I’ll just pause here for a moment and tell you how much Imogen and I enjoy doing these videos, and what a journey it’s been. I can’t even recall how or precisely when we started, but it seemed like a good idea for us to sit together and chat about various style topics, record them and for Imogen to post them on her blog. From the beginning, we loved these chats and so did many of you if the responses received are a good indication. Every time we get together, we film more videos, and we love doing them.
So, there I was, looking at the responses coming in on Imogen’s Facebook group on what topics we were being asked to talk about in our next series of videos. So many interesting topics to do with style – specific things and general things, practical aspects and more philosophical or psychological aspects – this was going to be an interesting set of videos! One of the topics we were being asked to talk about was layering – how to do it well, what works and what doesn’t when layering, how to do light layers, and where personality fits into the layering picture. Well – this was something I knew about, living in a temperate tropical climate where layering was required almost every month of the year from sweltering summers to wonderful winters.
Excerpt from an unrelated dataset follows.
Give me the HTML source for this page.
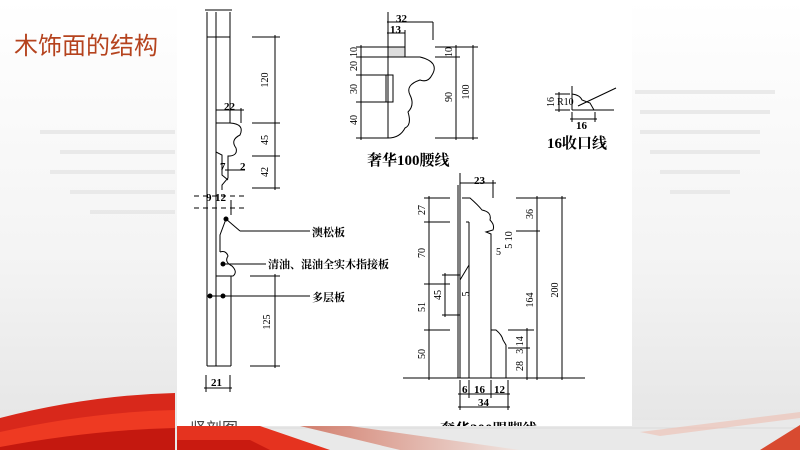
<!DOCTYPE html>
<html><head><meta charset="utf-8"><style>
html,body{margin:0;padding:0}
body{width:800px;height:450px;overflow:hidden;background:linear-gradient(180deg,#ffffff 0%,#f3f3f3 60%,#e4e4e4 100%);position:relative;font-family:"Liberation Serif","Noto Serif CJK SC",serif}
svg{position:absolute;left:0;top:0}
</style></head><body>
<svg width="800" height="450" viewBox="0 0 800 450" xmlns="http://www.w3.org/2000/svg">
<defs>
<linearGradient id="st" x1="0" y1="0" x2="1" y2="0"><stop offset="0" stop-color="#c9523a"/><stop offset="1" stop-color="#f2e2dc"/></linearGradient>
</defs>
<g fill="#e6e6e6" opacity="0.8">
<rect x="40" y="130" width="135" height="4"/><rect x="60" y="150" width="115" height="4"/><rect x="50" y="170" width="125" height="4"/><rect x="70" y="190" width="105" height="4"/><rect x="90" y="210" width="85" height="4"/>
<rect x="635" y="90" width="140" height="4"/><rect x="640" y="110" width="130" height="4"/><rect x="640" y="130" width="120" height="4"/><rect x="650" y="150" width="110" height="4"/><rect x="660" y="170" width="80" height="4"/><rect x="670" y="190" width="60" height="4"/>
</g>
<!-- floor -->
<rect x="0" y="420" width="800" height="30" fill="#e9e9e9"/>
<line x1="0" y1="428" x2="800" y2="428" stroke="#dadada"/>
<!-- red swooshes -->
<path d="M0 418 Q90 395 175 393 L175 450 L0 450Z" fill="#d8281b"/>
<path d="M0 432 Q90 412 175 410 L175 450 L0 450Z" fill="#ee3a22"/>
<path d="M0 447 Q90 430 175 428 L175 450 L0 450Z" fill="#c4180f"/>
<path d="M177 426 L260 426 L330 450 L177 450Z" fill="#e5331f"/>
<path d="M177 440 L250 440 L270 450 L177 450Z" fill="#c91a10"/>
<path d="M300 426 L350 426 L520 450 L400 450Z" fill="url(#st)" opacity="0.7"/>
<path d="M760 450 L800 425 L800 450Z" fill="#d84a30"/>
<path d="M640 432 L800 412 L800 418 L660 436Z" fill="#ecc3b8" opacity="0.7"/>
<!-- panel -->
<rect x="177" y="0" width="455" height="426" fill="#fff"/>
<text x="14" y="54" font-family="Liberation Sans,'Noto Sans CJK SC',sans-serif" font-size="24" fill="#b5431e">木饰面的结构</text>
<g stroke="#000" stroke-width="1" fill="none">
<line x1="207" y1="12" x2="207" y2="366"/><line x1="216" y1="12" x2="216" y2="366"/><line x1="230" y1="12" x2="230" y2="37"/>
<line x1="207" y1="37" x2="230" y2="37"/><line x1="230" y1="37" x2="230" y2="123"/>
<line x1="216" y1="123" x2="230" y2="123"/>
<path d="M230 123 Q245 124 240 135 Q230 140 236 148 Q238 155 230 156 L228 156 L228 178 L222 185 L222 190"/>
<path d="M216 152 L222 155 L222 175 L228 180"/>
<line x1="205" y1="10" x2="232" y2="10"/>
<line x1="252" y1="37" x2="280" y2="37"/><line x1="275" y1="35" x2="275" y2="190"/>
<line x1="252" y1="123" x2="280" y2="123"/><line x1="252" y1="156" x2="280" y2="156"/><line x1="252" y1="188" x2="280" y2="188"/>
<line x1="216" y1="110" x2="244" y2="110"/><line x1="241" y1="108" x2="241" y2="123"/>
<line x1="225" y1="170" x2="245" y2="170"/>
<g stroke-dasharray="5,4"><line x1="194" y1="196" x2="246" y2="196"/><line x1="194" y1="208" x2="246" y2="208"/></g>
<line x1="231" y1="200" x2="231" y2="215"/>
<path d="M226 219 L220 235 L220 252"/>
<path d="M220 252 Q226 250 228 256 Q224 262 232 266 Q238 272 233 276 L231 276"/>
<line x1="216" y1="276" x2="231" y2="276"/><line x1="231" y1="276" x2="231" y2="366"/>
<line x1="207" y1="366" x2="231" y2="366"/>
<line x1="226" y1="219" x2="240" y2="231"/><line x1="240" y1="231" x2="310" y2="231"/>
<line x1="223" y1="264" x2="266" y2="264"/>
<line x1="210" y1="296" x2="310" y2="296"/>
<line x1="250" y1="276" x2="280" y2="276"/><line x1="275" y1="274" x2="275" y2="368"/><line x1="250" y1="366" x2="280" y2="366"/>
<line x1="206" y1="375" x2="206" y2="392"/><line x1="230" y1="375" x2="230" y2="392"/><line x1="204" y1="388" x2="232" y2="388"/>
<line x1="388" y1="12" x2="388" y2="138"/>
<line x1="387" y1="22" x2="433" y2="22"/><line x1="433" y1="22" x2="433" y2="40"/>
<line x1="387" y1="33" x2="405" y2="33"/><line x1="405" y1="30" x2="405" y2="47"/>
<rect x="388" y="47" width="17" height="10" fill="#ddd"/>
<path d="M388 57 L420 57 Q440 62 432 75 Q428 83 420 80 Q405 85 410 95 Q415 105 408 112 Q412 125 405 128 Q400 138 388 138"/>
<rect x="386" y="75" width="7" height="27"/>
<line x1="356" y1="47" x2="388" y2="47"/><line x1="356" y1="57" x2="388" y2="57"/><line x1="356" y1="75" x2="388" y2="75"/><line x1="356" y1="102" x2="388" y2="102"/><line x1="356" y1="138" x2="388" y2="138"/>
<line x1="361" y1="45" x2="361" y2="140"/>
<line x1="435" y1="47" x2="478" y2="47"/><line x1="435" y1="57" x2="460" y2="57"/><line x1="435" y1="138" x2="478" y2="138"/>
<line x1="456" y1="45" x2="456" y2="140"/><line x1="473" y1="45" x2="473" y2="140"/>
<line x1="572" y1="86" x2="572" y2="110"/><line x1="572" y1="110" x2="614" y2="110"/>
<path d="M572 94 Q580 95 582 100 L590 103 L594 110"/>
<line x1="578" y1="106" x2="616" y2="88"/>
<line x1="555" y1="94" x2="570" y2="94"/><line x1="555" y1="110" x2="570" y2="110"/><line x1="559" y1="92" x2="559" y2="112"/>
<line x1="572" y1="112" x2="572" y2="122"/><line x1="595" y1="112" x2="595" y2="122"/><line x1="570" y1="119" x2="597" y2="119"/>
<line x1="460" y1="173" x2="460" y2="378"/><line x1="458" y1="185" x2="458" y2="378"/>
<line x1="460" y1="183" x2="496" y2="183"/><line x1="493" y1="180" x2="493" y2="198"/>
<path d="M462 198 L470 198 Q478 205 482 210 Q492 212 490 220 Q495 225 493 230 L486 232 L491 234 L491 378"/>
<path d="M469 222 L469 378"/><path d="M466 222 L469 222"/>
<path d="M460 280 L469 265 L469 300"/>
<path d="M491 330 L496 330 Q502 335 503 340 L506 345 L506 378"/>
<line x1="403" y1="378" x2="585" y2="378"/>
<line x1="424" y1="198" x2="450" y2="198"/><line x1="424" y1="222" x2="450" y2="222"/><line x1="424" y1="284" x2="450" y2="284"/><line x1="424" y1="330" x2="450" y2="330"/>
<line x1="429" y1="196" x2="429" y2="380"/>
<line x1="442" y1="275" x2="460" y2="275"/><line x1="442" y1="315" x2="460" y2="315"/><line x1="445" y1="273" x2="445" y2="317"/>
<line x1="516" y1="198" x2="566" y2="198"/><line x1="516" y1="231" x2="540" y2="231"/>
<line x1="537" y1="196" x2="537" y2="380"/><line x1="562" y1="196" x2="562" y2="380"/>
<line x1="508" y1="330" x2="534" y2="330"/><line x1="508" y1="348" x2="530" y2="348"/>
<line x1="527" y1="328" x2="527" y2="380"/>
<line x1="460" y1="380" x2="460" y2="410"/><line x1="469" y1="380" x2="469" y2="398"/><line x1="491" y1="380" x2="491" y2="398"/><line x1="508" y1="380" x2="508" y2="410"/>
<line x1="458" y1="394" x2="510" y2="394"/><line x1="458" y1="407" x2="510" y2="407"/>
</g>
<g fill="#000"><circle cx="226" cy="219" r="2.5"/><circle cx="223" cy="264" r="2.5"/><circle cx="210" cy="296" r="2.5"/><circle cx="223" cy="296" r="2.5"/></g>
<g font-size="11" font-weight="bold" fill="#000">
<text x="224" y="110">22</text><text x="220" y="170">7</text><text x="240" y="170">2</text>
<text x="206" y="201">9</text><text x="215" y="201">12</text>
<text x="211" y="386">21</text>
<text x="396" y="22">32</text><text x="390" y="33">13</text>
<text x="474" y="184">23</text>
<text x="462" y="393">6</text><text x="474" y="393">16</text><text x="494" y="393">12</text>
<text x="478" y="406">34</text>
<text x="576" y="129">16</text>
</g>
<g font-size="10" fill="#000" font-family="Liberation Serif,serif">
<text transform="translate(268,80) rotate(-90)" text-anchor="middle">120</text>
<text transform="translate(268,140) rotate(-90)" text-anchor="middle">45</text>
<text transform="translate(268,172) rotate(-90)" text-anchor="middle">42</text>
<text transform="translate(270,322) rotate(-90)" text-anchor="middle">125</text>
<text transform="translate(357,52) rotate(-90)" text-anchor="middle">10</text>
<text transform="translate(357,66) rotate(-90)" text-anchor="middle">20</text>
<text transform="translate(357,89) rotate(-90)" text-anchor="middle">30</text>
<text transform="translate(357,120) rotate(-90)" text-anchor="middle">40</text>
<text transform="translate(452,52) rotate(-90)" text-anchor="middle">10</text>
<text transform="translate(452,97) rotate(-90)" text-anchor="middle">90</text>
<text transform="translate(469,92) rotate(-90)" text-anchor="middle">100</text>
<text transform="translate(425,210) rotate(-90)" text-anchor="middle">27</text>
<text transform="translate(425,253) rotate(-90)" text-anchor="middle">70</text>
<text transform="translate(441,295) rotate(-90)" text-anchor="middle">45</text>
<text transform="translate(425,307) rotate(-90)" text-anchor="middle">51</text>
<text transform="translate(425,354) rotate(-90)" text-anchor="middle">50</text>
<text transform="translate(533,214) rotate(-90)" text-anchor="middle">36</text>
<text transform="translate(512,240) rotate(-90)" text-anchor="middle">5 10</text>
<text transform="translate(533,300) rotate(-90)" text-anchor="middle">164</text>
<text transform="translate(558,290) rotate(-90)" text-anchor="middle">200</text>
<text transform="translate(523,345) rotate(-90)" text-anchor="middle">3 14</text>
<text transform="translate(523,366) rotate(-90)" text-anchor="middle">28</text>
<text transform="translate(469,294) rotate(-90)" text-anchor="middle">5</text>
<text x="496" y="255">5</text>
<text x="557" y="105">R10</text>
<text transform="translate(554,102) rotate(-90)" text-anchor="middle">16</text>
</g>
<g font-size="11" font-weight="bold" fill="#000" font-family="Liberation Serif,'Noto Serif CJK SC',serif">
<text x="312" y="236">澳松板</text>
<text x="268" y="268">清油、混油全实木指接板</text>
<text x="312" y="301">多层板</text>
</g>
<g font-size="15" font-weight="bold" fill="#000" font-family="Liberation Serif,'Noto Serif CJK SC',serif">
<text x="367" y="165">奢华100腰线</text>
<text x="547" y="148">16收口线</text>
</g>
<svg x="177" y="0" width="455" height="426" overflow="hidden">
<text x="263" y="434" font-size="15" font-weight="bold" fill="#000" font-family="Liberation Serif,'Noto Serif CJK SC',serif">奢华200踢脚线</text>
<text x="13" y="434" font-size="16" fill="#444" font-family="Liberation Sans,'Noto Sans CJK SC',sans-serif">竖剖图</text>
</svg>
</svg>
</body></html>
Instead of packing all the many examples of layers I have in my closet and could show in a video to show the many and various ways layers can be approached, I sent Imogen a photo of me that day wearing a layered outfit and asked her if she’d like me to take a daily outfit photo, showcasing layers. We could pop these photos into the video post, and that would same me some checked luggage fees and allow me to pack light. Was this a good idea, and should I take more outfit photo’s, I asked Imogen. Yes, she said! Easy! I thought. I’ll just grab a photo of me every day in my usual attire and bounce them over to Imogen and that’ll be that. Well, the best laid plans – it didn’t quite work out that way.
Now those of you who know me, whether it’s here as a guest on Imogen’s blog or over on my own site, know that I have had a long-standing love affair with style and clothing my entire life.
I’ve been in love with clothes and getting dressed and this thing called style for as long as I can remember.
Getting dressed is fun, clothing is a form of creative expression, and deciding who I want to be today and how my clothing choices can support that presents a raft of possibilities. Style and clothing are something I think (and feel) about a lot, and I put effort into my outfit choices every single day, even if it’s a cruisy doing-nothin’-much Sunday and I’m not even leaving the house.
Doing these daily outfit photos for Imogen’s blog was such a creative exercise, and I hadn’t anticipated how much fun (or effort) it would be. It took energy and attention that I wasn’t quite expecting it to, mostly because I thought that my usual daily approach to getting dressed would suffice – and it didn’t. I needed to do more for these daily outfit photos, at least for them to be of sufficient quality for Imogen’s high-quality blog.
Each photo was an exercise in creativity.
First, to ponder and put together all the elements of my ensemble from the foundation to the final touches – from underwear to my outfit’s basic pieces (supporting acts) through to accents and hero pieces, footwear to accessories, and the final touches of hair and make-up. Whilst not Vogue-quality, I wanted each photo to say something interesting and relevant about layering, and for each photo to be unique in some way. Second, I needed to think about the location and staging of each photo – the background, the light (or lighting), how I was standing or positioned in the photo, my posture, leg and hand position, facial expression and head position, what I was doing with my hands. So many things to consider about a good photo for a style blog!
I loved doing these daily outfit photos. They raised my style consciousness to another level, and I felt I was starting at a fairly high point to begin with, if attention to and interest in style and daily outfit creation was the criteria. I’m not saying I’m the most stylish woman in the world, and I don’t hold myself up as a style icon. But I consider carefully what I’m wearing every day and enjoy the process of getting dressed, a process I give my attention and energy to. I never dress ‘just to cover my nakedness’ but always to enhance, shift or support my mood and to communicate and express myself, even if I’m not precisely sure what it is I’m saying.
Doing these daily outfit photos made me consider more carefully every element of my outfit, especially the finishing touches. It made me lift my style game. It made me step up and be better, style wise.
I wanted each outfit to feel and look finished, to go the full 100% and not skimp on those final details that can turn an outfit from okay to outstanding, from fine to fabulous. I also wanted each outfit to be an authentic expression of who I am, to look and feel like “me” and not be constricted, controlled or contrived.
I wasn’t going for perfect, just perfect for me (at least on that day). I wasn’t going for flawless, just what makes me feel fabulous. I wasn’t going for stunning, just a creative expression of my style for that day.
I could do this exercise again and I’m sure the photos would be better – I learned so much by making mistakes, by trying things out and working things out through trial and error.
- Have you ever done a daily outfit photo exercise?
- What were your high points, and learning points?
- What impact did doing a daily outfit photo have on your style, and did that impact last?
- What did you enjoy, and what was a challenge?
- What advice would you give to someone else who’s contemplating doing a daily outfit photo activity?